An award winning cannula dressing

Invasive monitoring is the cornerstone for intensive care and the arterial catheter is one of the most common monitoring tools available in Intensive Therapy its (ITUs) today. It is also widely used in theatre, High Dependency Units (HDUs) and coronary care units. However as an invasive device it has the potential to cause many serious complications such as haemorrhage, necrosis, infection and it has been recognised that careful management of these devices is crucial to facilitating the care of critically ill patients.*

Arterial cannula at present pose such high risks that patients are often delayed from returning to normal wards, as the cannula are considered too complex and hazardous to monitor on a normal wards.

The problems associated with arterial lines were the subject of a Rapid Response Report from the NHS National Patient Safety Agency in July 2008.

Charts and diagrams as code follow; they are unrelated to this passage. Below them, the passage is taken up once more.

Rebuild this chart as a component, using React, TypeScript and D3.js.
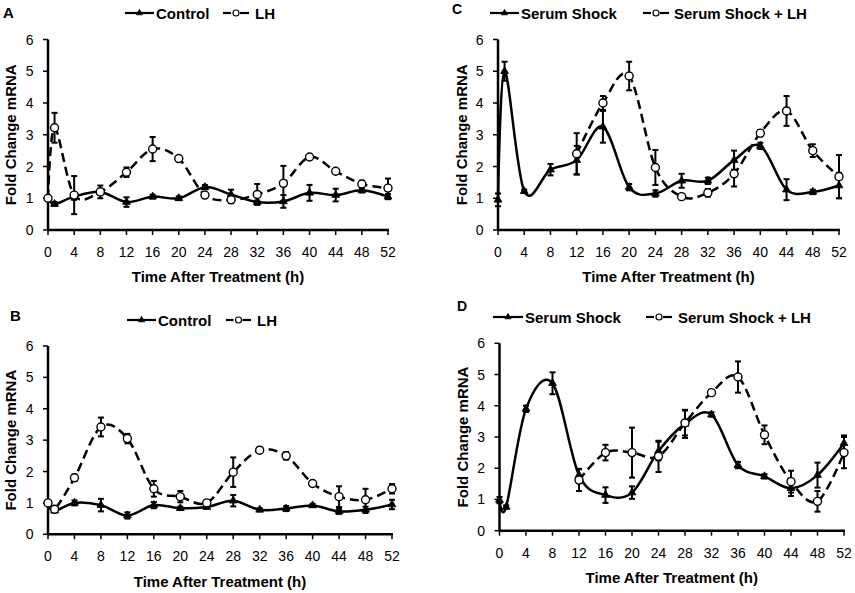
import React from 'react';
import * as d3 from 'd3';

const hours = [0, 1, 4, 8, 12, 16, 20, 24, 28, 32, 36, 40, 44, 48, 52];
const hoursLate = [12, 16, 20, 24, 28, 32, 36, 40, 44, 48, 52];
const xTicks = [0, 4, 8, 12, 16, 20, 24, 28, 32, 36, 40, 44, 48, 52];
const yTicks = [0, 1, 2, 3, 4, 5, 6];

const aControl = [1.0, 0.82, 1.05, 1.2, 0.88, 1.05, 1.0, 1.35, 1.12, 0.88, 0.9, 1.17, 1.1, 1.25, 1.05];
const aControlErr = [0.05, 0.06, 0.1, 0.1, 0.15, 0.06, 0.06, 0.07, 0.15, 0.05, 0.2, 0.25, 0.2, 0.07, 0.08];
const aLH = [1.0, 3.22, 1.1, 1.2, 1.82, 2.55, 2.25, 1.1, 0.95, 1.12, 1.47, 2.3, 1.85, 1.45, 1.32];
const aLHErr = [0.05, 0.47, 0.6, 0.2, 0.15, 0.38, 0.07, 0.07, 0.1, 0.33, 0.55, 0.07, 0.05, 0.1, 0.3];

const bControl = [1.0, 0.75, 1.0, 0.93, 0.6, 0.93, 0.83, 0.87, 1.07, 0.78, 0.82, 0.92, 0.73, 0.78, 0.95];
const bControlErr = [0.05, 0.05, 0.08, 0.2, 0.1, 0.1, 0.05, 0.05, 0.18, 0.05, 0.08, 0.05, 0.08, 0.1, 0.15];
const bLH = [1.0, 0.8, 1.8, 3.42, 3.05, 1.45, 1.2, 1.0, 1.98, 2.68, 2.5, 1.62, 1.2, 1.1, 1.45];
const bLHErr = [0.05, 0.05, 0.1, 0.3, 0.15, 0.25, 0.18, 0.08, 0.47, 0.08, 0.12, 0.08, 0.33, 0.35, 0.15];

const cShock = [0.95, 5.0, 1.22, 1.9, 2.2, 3.25, 1.35, 1.15, 1.55, 1.55, 2.2, 2.65, 1.27, 1.2, 1.4];
const cShockErr = [0.2, 0.3, 0.05, 0.18, 0.45, 0.5, 0.1, 0.1, 0.22, 0.1, 0.3, 0.1, 0.33, 0.07, 0.4];
const cShockLH = [2.4, 4.0, 4.85, 1.97, 1.05, 1.17, 1.77, 3.05, 3.75, 2.5, 1.68];
const cShockLHErr = [0.65, 0.22, 0.45, 0.55, 0.07, 0.12, 0.4, 0.1, 0.47, 0.2, 0.68];

const dShock = [0.98, 0.76, 3.9, 4.72, 1.78, 1.14, 1.22, 2.55, 3.42, 3.72, 2.1, 1.74, 1.36, 1.78, 2.8];
const dShockErr = [0.1, 0.05, 0.1, 0.35, 0.2, 0.25, 0.2, 0.3, 0.45, 0.07, 0.1, 0.07, 0.25, 0.4, 0.25];
const dShockLH = [1.62, 2.5, 2.5, 2.38, 3.45, 4.42, 4.92, 3.07, 1.57, 0.94, 2.5];
const dShockLHErr = [0.35, 0.25, 0.8, 0.5, 0.4, 0.08, 0.5, 0.3, 0.35, 0.33, 0.5];

const FONT = '"Liberation Sans", Arial, sans-serif';

type Series = { x: number[]; y: number[]; err: number[]; name: string; dashed: boolean };

type PanelCfg = {
  letter: string;
  letterPos: [number, number];
  letterSize: number;
  left: number;
  right: number;
  top: number;
  bottom: number;
  legendY: number;
  legend: { x0: number; x1: number; tx: number }[];
  yTitleX: number;
  xTitleY: number;
  series: Series[];
};

const panels: PanelCfg[] = [
  {
    letter: 'A', letterPos: [3, 18], letterSize: 15, left: 48, right: 388, top: 39.5, bottom: 230,
    legendY: 13, legend: [{ x0: 125, x1: 154, tx: 156 }, { x0: 223, x1: 249, tx: 255 }],
    yTitleX: 16, xTitleY: 282,
    series: [
      { x: hours, y: aControl, err: aControlErr, name: 'Control', dashed: false },
      { x: hours, y: aLH, err: aLHErr, name: 'LH', dashed: true },
    ],
  },
  {
    letter: 'B', letterPos: [10, 321], letterSize: 15, left: 48, right: 392, top: 346, bottom: 534.3,
    legendY: 320, legend: [{ x0: 127, x1: 156, tx: 158 }, { x0: 226, x1: 251, tx: 257 }],
    yTitleX: 16, xTitleY: 587,
    series: [
      { x: hours, y: bControl, err: bControlErr, name: 'Control', dashed: false },
      { x: hours, y: bLH, err: bLHErr, name: 'LH', dashed: true },
    ],
  },
  {
    letter: 'C', letterPos: [452, 14], letterSize: 14, left: 498, right: 839, top: 39.5, bottom: 230,
    legendY: 13, legend: [{ x0: 490, x1: 519, tx: 521 }, { x0: 643, x1: 669, tx: 674 }],
    yTitleX: 467, xTitleY: 282,
    series: [
      { x: hours, y: cShock, err: cShockErr, name: 'Serum Shock', dashed: false },
      { x: hoursLate, y: cShockLH, err: cShockLHErr, name: 'Serum Shock + LH', dashed: true },
    ],
  },
  {
    letter: 'D', letterPos: [457, 311], letterSize: 14, left: 499.5, right: 844, top: 343.3, bottom: 530.7,
    legendY: 317, legend: [{ x0: 493, x1: 523, tx: 525 }, { x0: 646, x1: 672, tx: 678 }],
    yTitleX: 468, xTitleY: 583,
    series: [
      { x: hours, y: dShock, err: dShockErr, name: 'Serum Shock', dashed: false },
      { x: hoursLate, y: dShockLH, err: dShockLHErr, name: 'Serum Shock + LH', dashed: true },
    ],
  },
];

const DASH = '9,5';

function Triangle({ cx, cy, s = 7 }: { cx: number; cy: number; s?: number }) {
  const p = d3.symbol(d3.symbolTriangle, s * s * 0.55)();
  return <path d={p || ''} transform={`translate(${cx},${cy})`} fill="#000" stroke="#000" strokeWidth={0.8} />;
}

function Marker({ dashed, cx, cy, small }: { dashed: boolean; cx: number; cy: number; small?: boolean }) {
  if (dashed)
    return <circle cx={cx} cy={cy} r={small ? 3 : 4} fill="#fff" stroke="#000" strokeWidth={small ? 1.2 : 1.4} />;
  return <Triangle cx={cx} cy={cy} s={small ? 5.5 : 7} />;
}

function Panel({ cfg }: { cfg: PanelCfg }) {
  const x = d3.scaleLinear().domain([0, 52]).range([cfg.left, cfg.right]);
  const y = d3.scaleLinear().domain([0, 6]).range([cfg.bottom, cfg.top]);
  const line = d3
    .line<[number, number]>()
    .x((d) => x(d[0]))
    .y((d) => y(d[1]))
    .curve(d3.curveCardinal.tension(0));
  const midY = (cfg.top + cfg.bottom) / 2;
  const midX = (cfg.left + cfg.right) / 2;
  return (
    <g fontFamily={FONT}>
      <text x={cfg.letterPos[0]} y={cfg.letterPos[1]} fontSize={cfg.letterSize} fontWeight="bold">{cfg.letter}</text>
      {/* legend */}
      {cfg.series.map((s, i) => {
        const l = cfg.legend[i];
        const m = (l.x0 + l.x1) / 2;
        return (
          <g key={'lg' + i}>
            {s.dashed ? (
              <>
                <line x1={l.x0} x2={m - 5} y1={cfg.legendY} y2={cfg.legendY} stroke="#000" strokeWidth={2.2} />
                <line x1={m + 4} x2={l.x1} y1={cfg.legendY} y2={cfg.legendY} stroke="#000" strokeWidth={2.2} />
              </>
            ) : (
              <line x1={l.x0} x2={l.x1} y1={cfg.legendY} y2={cfg.legendY} stroke="#000" strokeWidth={2.2} />
            )}
            <Marker dashed={s.dashed} cx={m} cy={cfg.legendY} small />
            <text x={l.tx} y={cfg.legendY + 5.5} fontSize={15} fontWeight="bold">{s.name}</text>
          </g>
        );
      })}
      {/* axes */}
      <line x1={cfg.left} x2={cfg.left} y1={cfg.top} y2={cfg.bottom} stroke="#000" strokeWidth={2.5} />
      <line x1={cfg.left} x2={cfg.right + 1} y1={cfg.bottom} y2={cfg.bottom} stroke="#000" strokeWidth={2.5} />
      {yTicks.map((t) => (
        <g key={'yt' + t}>
          <line x1={cfg.left - 5} x2={cfg.left} y1={y(t)} y2={y(t)} stroke="#000" strokeWidth={1.5} />
          <text x={cfg.left - 14.5} y={y(t) + 5} fontSize={14} textAnchor="end">{t}</text>
        </g>
      ))}
      {xTicks.map((t) => (
        <g key={'xt' + t}>
          <line x1={x(t)} x2={x(t)} y1={cfg.bottom} y2={cfg.bottom + 5} stroke="#000" strokeWidth={1.5} />
          <text x={x(t)} y={cfg.bottom + 27} fontSize={14} textAnchor="middle">{t}</text>
        </g>
      ))}
      <text x={midX} y={cfg.xTitleY} fontSize={15} fontWeight="bold" textAnchor="middle">Time After Treatment (h)</text>
      <text transform={`translate(${cfg.yTitleX},${midY}) rotate(-90)`} fontSize={15} fontWeight="bold" textAnchor="middle">Fold Change mRNA</text>
      {/* series */}
      {cfg.series.map((s, i) => {
        const pts = s.x.map((h, j) => [h, s.y[j]] as [number, number]);
        return (
          <g key={'s' + i}>
            <path d={line(pts) || ''} fill="none" stroke="#000" strokeWidth={2.5}
              strokeDasharray={s.dashed ? DASH : undefined} />
            {pts.map((p, j) => {
              const px = x(p[0]);
              const hi = y(p[1] + s.err[j]);
              const lo = y(p[1] - s.err[j]);
              return (
                <g key={'e' + j}>
                  <line x1={px} x2={px} y1={hi} y2={lo} stroke="#000" strokeWidth={2} />
                  <line x1={px - 3} x2={px + 3} y1={hi} y2={hi} stroke="#000" strokeWidth={2} />
                  <line x1={px - 3} x2={px + 3} y1={lo} y2={lo} stroke="#000" strokeWidth={2} />
                </g>
              );
            })}
            {pts.map((p, j) => (
              <Marker key={'m' + j} dashed={s.dashed} cx={x(p[0])} cy={y(p[1])} />
            ))}
          </g>
        );
      })}
    </g>
  );
}

export default function App() {
  return (
    <svg width={855} height={593} style={{ position: 'fixed', left: 0, top: 0, background: '#fff' }}>
      <rect width={855} height={593} fill="#fff" />
      {panels.map((p) => (
        <Panel key={p.letter} cfg={p} />
      ))}
    </svg>
  );
}
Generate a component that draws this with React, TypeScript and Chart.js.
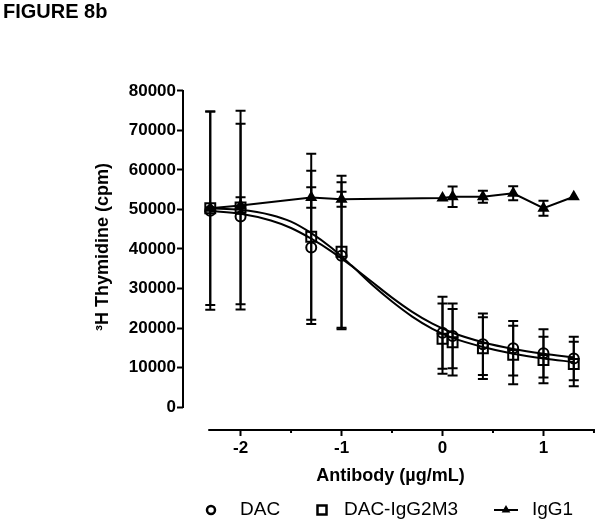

Currently there is not a cannula dressing available which allows these clinical risks to be easily managed to a similarly high standard as venous cannulation and which address the following problems in one product:

a) Arterial line identification.

Accidental injection of medications into the arterial catheter can be disastrous and may result in necrosis. Complications with AC are more likely to occur when inexperienced practitioners are involved*. In order to reduce these risks more intuitive dressings are needed which clearly identify the line as arterial, making it very distinct from the venous line.

b) Accidental removal.

Profuse bleeding can occur should the arterial line be accidentally removed, such as buy a non conformant patient or simply knocked out of place by accident. Currently tape is used to improve the security of the dressing which can be time consuming and awkward to apply.

c) Infection control.

It is essential that the insertion site is fully visible so that the wounds can be monitored daily for early signs of infection. This is currently not possible with existing dressings as extra tape and bandages are used to fully secure the dressing, which can often clearly cover the insertion site.

The Solution

An innovative fixation device that has been designed by practitioners which solves these problems and makes the procedure of AC monitoring more intuitive for the practitioner, helping to reduce clinical risk for the trust. The device has higher adhesion to the skin, due to its large contact area and higher strength adhesive in order to reduce the chance of the line being accidentally removed.

In accordance with existing colour coding systems for arterial equipment it also clearly marked as an arterial line in red to indicate the potential risks. Please see Rapid Response Report for more details.